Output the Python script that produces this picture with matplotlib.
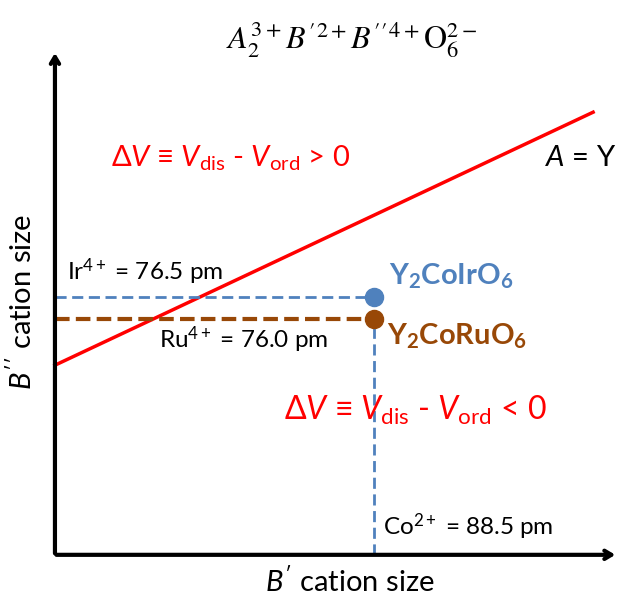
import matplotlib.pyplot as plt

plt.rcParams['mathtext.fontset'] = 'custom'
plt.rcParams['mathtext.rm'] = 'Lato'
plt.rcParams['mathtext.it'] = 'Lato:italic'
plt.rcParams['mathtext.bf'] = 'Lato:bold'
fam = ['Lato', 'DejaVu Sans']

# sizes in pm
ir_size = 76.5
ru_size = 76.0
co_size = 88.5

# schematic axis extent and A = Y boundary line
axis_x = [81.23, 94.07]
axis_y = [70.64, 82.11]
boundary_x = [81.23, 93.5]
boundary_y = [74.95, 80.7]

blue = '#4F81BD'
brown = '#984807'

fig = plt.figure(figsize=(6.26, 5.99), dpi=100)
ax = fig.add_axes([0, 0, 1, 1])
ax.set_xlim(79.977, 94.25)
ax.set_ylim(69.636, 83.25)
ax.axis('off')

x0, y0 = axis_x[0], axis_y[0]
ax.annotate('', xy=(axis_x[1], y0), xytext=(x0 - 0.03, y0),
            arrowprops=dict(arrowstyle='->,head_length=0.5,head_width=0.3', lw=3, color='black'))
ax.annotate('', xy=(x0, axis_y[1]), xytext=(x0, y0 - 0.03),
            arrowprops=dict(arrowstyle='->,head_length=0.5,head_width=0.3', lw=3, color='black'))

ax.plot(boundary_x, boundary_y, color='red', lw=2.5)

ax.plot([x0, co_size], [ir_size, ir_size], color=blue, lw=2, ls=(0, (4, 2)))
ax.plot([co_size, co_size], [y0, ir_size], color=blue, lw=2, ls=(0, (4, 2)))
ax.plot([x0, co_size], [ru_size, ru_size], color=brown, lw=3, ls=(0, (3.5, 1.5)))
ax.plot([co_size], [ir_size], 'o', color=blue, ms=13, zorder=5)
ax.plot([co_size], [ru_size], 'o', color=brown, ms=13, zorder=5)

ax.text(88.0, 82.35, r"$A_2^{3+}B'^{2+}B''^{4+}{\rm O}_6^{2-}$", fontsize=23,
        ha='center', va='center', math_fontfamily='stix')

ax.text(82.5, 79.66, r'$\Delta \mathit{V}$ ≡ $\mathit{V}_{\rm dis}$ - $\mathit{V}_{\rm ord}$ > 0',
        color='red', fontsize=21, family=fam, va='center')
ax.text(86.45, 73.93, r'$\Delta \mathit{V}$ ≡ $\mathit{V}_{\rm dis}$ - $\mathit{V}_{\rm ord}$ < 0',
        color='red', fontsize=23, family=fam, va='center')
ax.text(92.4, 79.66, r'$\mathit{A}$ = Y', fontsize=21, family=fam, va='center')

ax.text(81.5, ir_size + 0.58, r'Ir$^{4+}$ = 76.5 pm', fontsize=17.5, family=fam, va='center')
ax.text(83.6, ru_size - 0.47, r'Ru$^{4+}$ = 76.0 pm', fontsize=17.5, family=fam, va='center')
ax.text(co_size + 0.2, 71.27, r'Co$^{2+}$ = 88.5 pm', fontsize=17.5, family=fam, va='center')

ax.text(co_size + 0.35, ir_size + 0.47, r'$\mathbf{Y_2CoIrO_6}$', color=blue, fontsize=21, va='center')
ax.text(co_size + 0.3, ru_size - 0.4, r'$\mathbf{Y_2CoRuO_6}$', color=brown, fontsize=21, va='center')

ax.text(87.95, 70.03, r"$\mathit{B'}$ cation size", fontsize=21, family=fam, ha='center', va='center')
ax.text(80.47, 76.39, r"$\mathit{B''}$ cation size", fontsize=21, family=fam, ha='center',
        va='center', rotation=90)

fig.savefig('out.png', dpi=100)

▸ Task objective: Only lines belong in the copy: transcribe those from the start of the data through the line that contains "ax.plot(boundary_x, boundary_y, color='red', lw=2.5)", and skip the pictures.

▸ Answer:
Output the Python script that produces this picture with matplotlib.
import matplotlib.pyplot as plt

plt.rcParams['mathtext.fontset'] = 'custom'
plt.rcParams['mathtext.rm'] = 'Lato'
plt.rcParams['mathtext.it'] = 'Lato:italic'
plt.rcParams['mathtext.bf'] = 'Lato:bold'
fam = ['Lato', 'DejaVu Sans']

# sizes in pm
ir_size = 76.5
ru_size = 76.0
co_size = 88.5

# schematic axis extent and A = Y boundary line
axis_x = [81.23, 94.07]
axis_y = [70.64, 82.11]
boundary_x = [81.23, 93.5]
boundary_y = [74.95, 80.7]

blue = '#4F81BD'
brown = '#984807'

fig = plt.figure(figsize=(6.26, 5.99), dpi=100)
ax = fig.add_axes([0, 0, 1, 1])
ax.set_xlim(79.977, 94.25)
ax.set_ylim(69.636, 83.25)
ax.axis('off')

x0, y0 = axis_x[0], axis_y[0]
ax.annotate('', xy=(axis_x[1], y0), xytext=(x0 - 0.03, y0),
            arrowprops=dict(arrowstyle='->,head_length=0.5,head_width=0.3', lw=3, color='black'))
ax.annotate('', xy=(x0, axis_y[1]), xytext=(x0, y0 - 0.03),
            arrowprops=dict(arrowstyle='->,head_length=0.5,head_width=0.3', lw=3, color='black'))

ax.plot(boundary_x, boundary_y, color='red', lw=2.5)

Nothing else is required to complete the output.